When Growth Makes Menu Updates Harder To Control
A franchise marketing team finalizes a new seasonal promotion and sends the updated menu materials out for rollout. On paper, the change is simple: swap in the new limited-time item, update pricing in a few markets, and make sure every location has the correct assets by Monday morning. But once the update reaches dozens of stores, the cracks start to show.
One region is still using an older price. A handful of locations received the wrong insert. Digital boards are updated, but printed menus are not. Store managers start emailing questions, staff are improvising at the store level, and corporate is left trying to figure out which version of the menu is actually live.
This is the kind of operational friction that becomes more common as franchise brands grow. The more locations, formats, and stakeholders involved, the harder it becomes to keep menu changes consistent without a clear system in place. What starts as a straightforward update can quickly turn into wasted materials, lackluster guest experiences, and unnecessary stress for restaurant teams.
That’s why centralized menu management software plays such an important role in franchise growth. A more connected approach to restaurant menu management helps brands control updates from a single source, improve consistency across locations, and support better menu engineering decisions over time. As expansion adds complexity, a consolidated menu management system gives franchise organizations a more reliable way to protect the customer experience and their brand standards.
Franchise Growth Creates More Moving Parts Than Most Teams Expect
Growth is exciting for any brand, but it exposes gaps in processes that once seemed smooth. A menu update that worked just fine across 10 locations can become much harder to roll out across 50, 100, or more. Suddenly, what used to be a simple adjustment involves multiple markets, different store formats, varying price points, and a longer list of people who all need the right information at the right time.
A new product launch may require updates to printed menus, digital boards, drive-thru displays, online ordering platforms, and internal store communications. Regional promotions can add another layer, especially when some locations are running a special offer, and others aren’t. You don’t want your American menu advertising “yoghourt” or your Mexican location listing dollar prices. That’s just the tip of the iceberg as to why centralized restaurant menu management becomes so important as brands expand.
Consistency Becomes Harder To Maintain Across Locations
As franchises grow, consistency gets harder. One location may be using the latest pricing, while another is still working from an outdated menu. A limited-time offer might be live on digital boards but missing from printed materials. The smallest differences in wording, pricing, or featured items can create confusion for staff and an imperfect experience for customers.

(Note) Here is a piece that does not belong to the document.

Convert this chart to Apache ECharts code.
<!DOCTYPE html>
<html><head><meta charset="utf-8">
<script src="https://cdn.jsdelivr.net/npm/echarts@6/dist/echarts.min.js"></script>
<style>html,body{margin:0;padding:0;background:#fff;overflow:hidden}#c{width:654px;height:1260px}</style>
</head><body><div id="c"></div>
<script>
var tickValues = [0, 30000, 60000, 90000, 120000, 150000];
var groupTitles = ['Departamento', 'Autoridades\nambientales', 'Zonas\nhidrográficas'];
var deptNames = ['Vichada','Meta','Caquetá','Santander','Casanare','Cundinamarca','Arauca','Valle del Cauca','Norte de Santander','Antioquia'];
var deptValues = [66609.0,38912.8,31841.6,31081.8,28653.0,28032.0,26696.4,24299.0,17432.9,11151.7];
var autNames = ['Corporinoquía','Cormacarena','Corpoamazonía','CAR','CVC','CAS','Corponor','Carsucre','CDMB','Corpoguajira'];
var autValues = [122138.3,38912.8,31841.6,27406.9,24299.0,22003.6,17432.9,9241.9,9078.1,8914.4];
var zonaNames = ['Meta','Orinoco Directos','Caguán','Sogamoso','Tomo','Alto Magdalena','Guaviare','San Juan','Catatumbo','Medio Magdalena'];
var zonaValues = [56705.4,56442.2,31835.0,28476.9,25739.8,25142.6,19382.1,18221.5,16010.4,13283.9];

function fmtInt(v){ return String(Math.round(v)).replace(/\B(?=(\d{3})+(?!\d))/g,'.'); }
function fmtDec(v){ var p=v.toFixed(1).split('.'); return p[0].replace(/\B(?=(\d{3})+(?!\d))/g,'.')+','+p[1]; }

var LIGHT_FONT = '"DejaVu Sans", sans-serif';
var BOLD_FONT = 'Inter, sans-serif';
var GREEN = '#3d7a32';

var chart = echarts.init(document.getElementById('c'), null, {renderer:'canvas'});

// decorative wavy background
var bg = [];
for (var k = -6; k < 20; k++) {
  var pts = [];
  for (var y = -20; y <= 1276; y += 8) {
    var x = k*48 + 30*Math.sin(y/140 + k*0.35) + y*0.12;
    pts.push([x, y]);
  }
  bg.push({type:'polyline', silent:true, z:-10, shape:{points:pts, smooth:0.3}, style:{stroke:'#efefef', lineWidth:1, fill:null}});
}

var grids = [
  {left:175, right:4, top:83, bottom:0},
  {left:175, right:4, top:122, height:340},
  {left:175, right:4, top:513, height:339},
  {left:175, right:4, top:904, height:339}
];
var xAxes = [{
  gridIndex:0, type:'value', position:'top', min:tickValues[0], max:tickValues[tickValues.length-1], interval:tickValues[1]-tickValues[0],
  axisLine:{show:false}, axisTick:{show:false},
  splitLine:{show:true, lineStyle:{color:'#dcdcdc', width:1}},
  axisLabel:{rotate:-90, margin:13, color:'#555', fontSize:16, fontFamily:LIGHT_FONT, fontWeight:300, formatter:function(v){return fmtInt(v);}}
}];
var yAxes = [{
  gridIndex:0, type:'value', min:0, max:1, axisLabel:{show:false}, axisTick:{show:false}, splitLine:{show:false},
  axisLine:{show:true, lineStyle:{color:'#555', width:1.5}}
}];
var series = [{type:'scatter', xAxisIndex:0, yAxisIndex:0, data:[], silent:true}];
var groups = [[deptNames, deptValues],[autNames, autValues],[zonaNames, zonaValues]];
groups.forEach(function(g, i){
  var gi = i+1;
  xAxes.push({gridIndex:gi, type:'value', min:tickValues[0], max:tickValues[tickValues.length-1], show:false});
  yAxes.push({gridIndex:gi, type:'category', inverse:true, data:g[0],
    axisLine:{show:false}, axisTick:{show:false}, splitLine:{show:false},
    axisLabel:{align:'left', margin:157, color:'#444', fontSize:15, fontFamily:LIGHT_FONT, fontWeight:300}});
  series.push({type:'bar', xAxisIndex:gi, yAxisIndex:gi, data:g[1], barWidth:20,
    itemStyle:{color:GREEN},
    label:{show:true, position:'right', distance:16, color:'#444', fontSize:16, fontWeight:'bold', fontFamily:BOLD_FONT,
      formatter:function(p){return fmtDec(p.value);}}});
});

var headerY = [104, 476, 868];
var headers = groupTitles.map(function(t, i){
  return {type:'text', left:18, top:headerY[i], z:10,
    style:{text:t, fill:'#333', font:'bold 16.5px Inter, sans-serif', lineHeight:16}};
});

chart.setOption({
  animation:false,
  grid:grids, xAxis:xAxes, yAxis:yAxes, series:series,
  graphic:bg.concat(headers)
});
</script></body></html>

You get a typo like “guten-free” making it to your customers’ hands, and that’s embarrassing. Even worse, you could provide the wrong allergen information or pricing, which can have bigger consequences. These problems are usually not caused by one major mistake. They happen when updates are managed across too many files, teams, and locations without one clear system in place.

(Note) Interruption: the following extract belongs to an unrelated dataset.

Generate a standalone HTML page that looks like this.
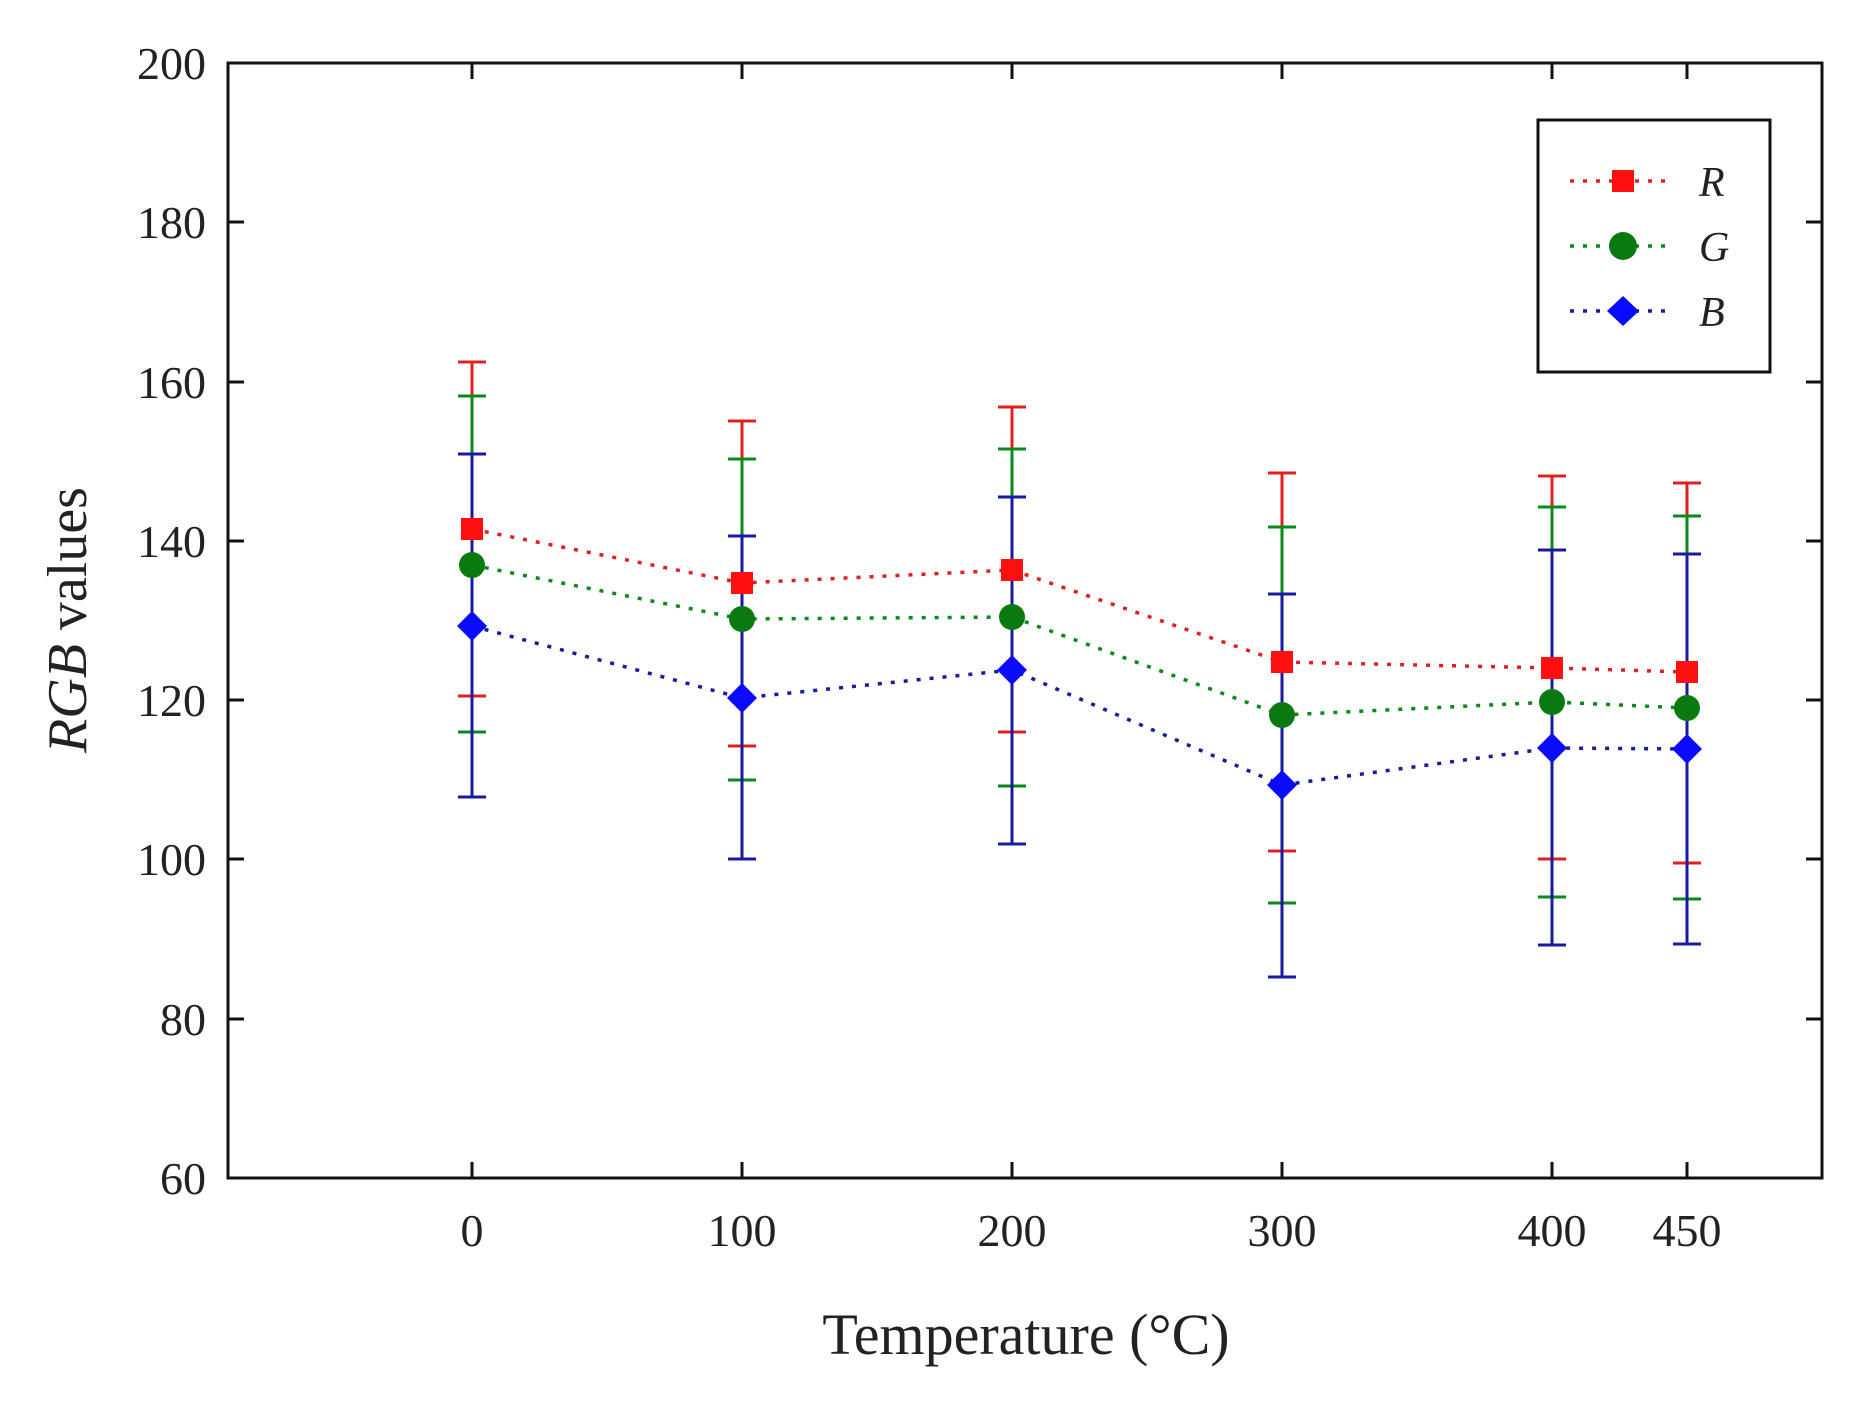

Manual Updates Slow Down Restaurant Teams and Increase Errors
Manual updates may seem manageable at first, but they become more problematic as franchise systems grow. When teams are relying on out-of-sync spreadsheets and miles-long email chains, even small menu changes take more time than they should. Staff end up on a goose chase for the right version instead of focusing on the rollout itself.
Those extra manual steps also increase the likelihood of errors. A missed price change, outdated item description, or incorrect promotional date can easily slip through when updates are treated like a game of telephone. Making updates across locations from one centralized system will always be faster and more effective than having teams manually enter changes store by store.

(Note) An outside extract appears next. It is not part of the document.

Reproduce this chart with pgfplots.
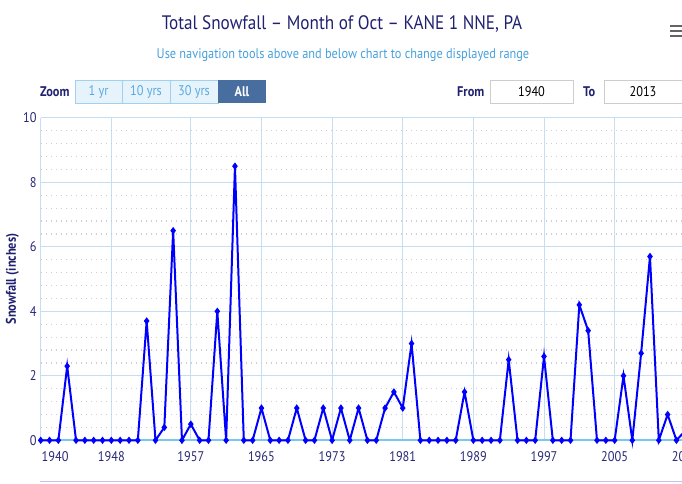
\documentclass[border=0pt]{standalone}
\usepackage{pgfplots}
\pgfplotsset{compat=1.18}
\usepackage{fontspec}
\setmainfont{PT Sans}[FakeStretch=0.88]
\definecolor{titlecol}{RGB}{32,32,112}
\definecolor{subcol}{RGB}{70,160,220}
\definecolor{gridcol}{RGB}{198,222,242}
\definecolor{minorcol}{RGB}{205,205,215}
\definecolor{zerocol}{RGB}{120,200,240}
\definecolor{tickcol}{RGB}{40,40,120}
\definecolor{btnfill}{RGB}{230,243,251}
\definecolor{btnborder}{RGB}{160,210,240}
\definecolor{btntext}{RGB}{90,170,225}
\definecolor{allfill}{RGB}{72,110,160}
\definecolor{boxborder}{RGB}{205,205,205}
\definecolor{navcol}{RGB}{195,195,238}
\definecolor{menucol}{RGB}{100,100,100}
\definecolor{linecol}{RGB}{0,0,255}
\begin{document}
\begin{tikzpicture}[x=1pt,y=1pt]
\useasboundingbox (0,0) rectangle (682,483);
\clip (0,0) rectangle (682,483);
% title and subtitle
\node[text=titlecol, font=\fontsize{19.5}{23}\selectfont] at (342,459) {Total Snowfall -- Month of Oct -- KANE 1 NNE, PA};
\node[text=subcol, font=\fontsize{14}{16}\selectfont] at (343,428) {Use navigation tools above and below chart to change displayed range};
% menu icon
\foreach \yy in {457,452,447} {\fill[menucol] (670,\yy-1.3) rectangle (684,\yy+1.3);}
% zoom buttons
\node[text=titlecol, font=\fontsize{14}{16}\selectfont\bfseries, anchor=west, inner sep=0pt] at (40,391.5) {Zoom};
\draw[btnborder, fill=btnfill] (75,380) rectangle (218,403);
\draw[btnborder] (122,380) -- (122,403);
\draw[btnborder] (170,380) -- (170,403);
\fill[allfill] (218,380) rectangle (266,403);
\node[text=btntext, font=\fontsize{14}{16}\selectfont] at (98.5,391.5) {1 yr};
\node[text=btntext, font=\fontsize{14}{16}\selectfont] at (146,391.5) {10 yrs};
\node[text=btntext, font=\fontsize{14}{16}\selectfont] at (194,391.5) {30 yrs};
\node[text=white, font=\fontsize{14}{16}\selectfont\bfseries] at (242,391.5) {All};
% from / to
\node[text=titlecol, font=\fontsize{14}{16}\selectfont\bfseries, anchor=west, inner sep=0pt] at (457,391.5) {From};
\draw[boxborder, fill=white] (490,380) rectangle (573,403);
\node[text=black, font=\fontsize{14}{16}\selectfont] at (531.5,391.5) {1940};
\node[text=titlecol, font=\fontsize{14}{16}\selectfont\bfseries, anchor=west, inner sep=0pt] at (583,391.5) {To};
\draw[boxborder, fill=white] (604,380) rectangle (690,403);
\node[text=black, font=\fontsize{14}{16}\selectfont] at (643,391.5) {2013};
% navigator top line
\draw[navcol, line width=1.2] (40,1.5) -- (690,1.5);
\begin{axis}[
  at={(40.7pt,42.7pt)}, anchor=south west,
  scale only axis, width=649pt, height=322.5pt,
  xmin=1940, xmax=2013.5, ymin=0, ymax=10,
  axis line style={draw=none},
  clip=false,
  xtick={1940,1948,1957,1965,1973,1981,1989,1997,2005,2013},
  xticklabels={\makebox[0pt][l]{\hspace{1pt}1940},1948,1957,1965,1973,1981,1989,1997,2005,2013},
  ytick={0,2,4,6,8,10},
  yticklabels={0,2,4,6,8,10},
  minor y tick num=4,
  major tick length=0pt, minor tick length=0pt,
  xmajorgrids, ymajorgrids, yminorgrids,
  major grid style={gridcol, line width=1},
  minor y grid style={minorcol, line width=1.2, dash pattern=on 1.2pt off 3.8pt},
  /pgf/number format/assume math mode=true,
  tick label style={text=tickcol, font=\fontsize{14}{16}\selectfont},
  xticklabel style={yshift=-8pt},
  yticklabel style={xshift=-0.5pt},
  ylabel={Snowfall (inches)},
  every axis y label/.style={at={(axis description cs:0,0.5)}, xshift=-28.2pt, rotate=90, anchor=center,
     font=\fontsize{14}{16}\selectfont\bfseries, text=titlecol},
]
\draw[gridcol, line width=1] (axis cs:1940,0) -- (axis cs:1940,10);
\draw[zerocol, line width=2] (axis cs:1940,0) -- (axis cs:2013.5,0);
\addplot[color=linecol, line width=2, mark=diamond*, mark size=2.1, mark options={solid}] coordinates {
(1940,0) (1941,0) (1942,0) (1943,2.3) (1944,0) (1945,0) (1946,0) (1947,0) (1948,0) (1949,0)
(1950,0) (1951,0) (1952,3.7) (1953,0) (1954,0.4) (1955,6.5) (1956,0) (1957,0.5) (1958,0) (1959,0)
(1960,4.0) (1961,0) (1962,8.5) (1963,0) (1964,0) (1965,1.0) (1966,0) (1967,0) (1968,0) (1969,1.0)
(1970,0) (1971,0) (1972,1.0) (1973,0) (1974,1.0) (1975,0) (1976,1.0) (1977,0) (1978,0) (1979,1.0)
(1980,1.5) (1981,1.0) (1982,3.0) (1983,0) (1984,0) (1985,0) (1986,0) (1987,0) (1988,1.5) (1989,0)
(1990,0) (1991,0) (1992,0) (1993,2.5) (1994,0) (1995,0) (1996,0) (1997,2.6) (1998,0) (1999,0)
(2000,0) (2001,4.2) (2002,3.4) (2003,0) (2004,0) (2005,0) (2006,2.0) (2007,0) (2008,2.7) (2009,5.7)
(2010,0) (2011,0.8) (2012,0) (2013,0.3)
};
\end{axis}
\end{tikzpicture}
\end{document}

Better Menu Management Supports Stronger Menu Engineering
Menu engineering works best when brands are working from accurate, consistent menu information. If locations are using different pricing, descriptions, or promotional details, it becomes much harder to tell what is actually influencing customer behavior. A high-performing item may look less effective simply because it was presented differently from one store to the next.
That inconsistency can also affect the guest experience. A customer might walk into one location expecting the combo they saw advertised online, only to find it listed at a different price or packaged another way in-store. Centralized restaurant menu management helps keep pricing, descriptions, and layouts aligned, giving brands a clearer view of what is working and where adjustments are needed. When the menu is managed more consistently, menu engineering becomes more effective.
Centralized Menu Management Helps Protect the Guest Experience
Customers may not see the systems behind a menu, but they notice right away when something feels off. If a guest sees one price online, another on the drive-thru board, and a third at the register, that creates frustration before the order is even placed. If a limited-time item is featured on the menu but unavailable in-store, or if a combo is described one way in the app and another way in person, the experience starts to feel disjointed.
These moments may seem small, but they shape how customers view the brand. Most guests aren’t thinking about version control or rollout issues. They’re thinking that the restaurant looks disorganized, and that can make them less likely to trust the next promotion or come back at all. Centralized menu management helps protect against those disconnects by keeping pricing, descriptions, and promotions aligned across locations and channels, so the guest experience is consistent and satisfactory to everyone involved.
Franchise Growth Is Easier To Support With the Right System in Place
Growth is hard enough without simple menu updates adding more confusion. As brands expand, a reliable menu management system makes it easier to keep pricing, promotions, and customer-facing materials accurate across every location. If your current process is starting to show cracks, it may be time to research menu management software that can support franchise growth more effectively.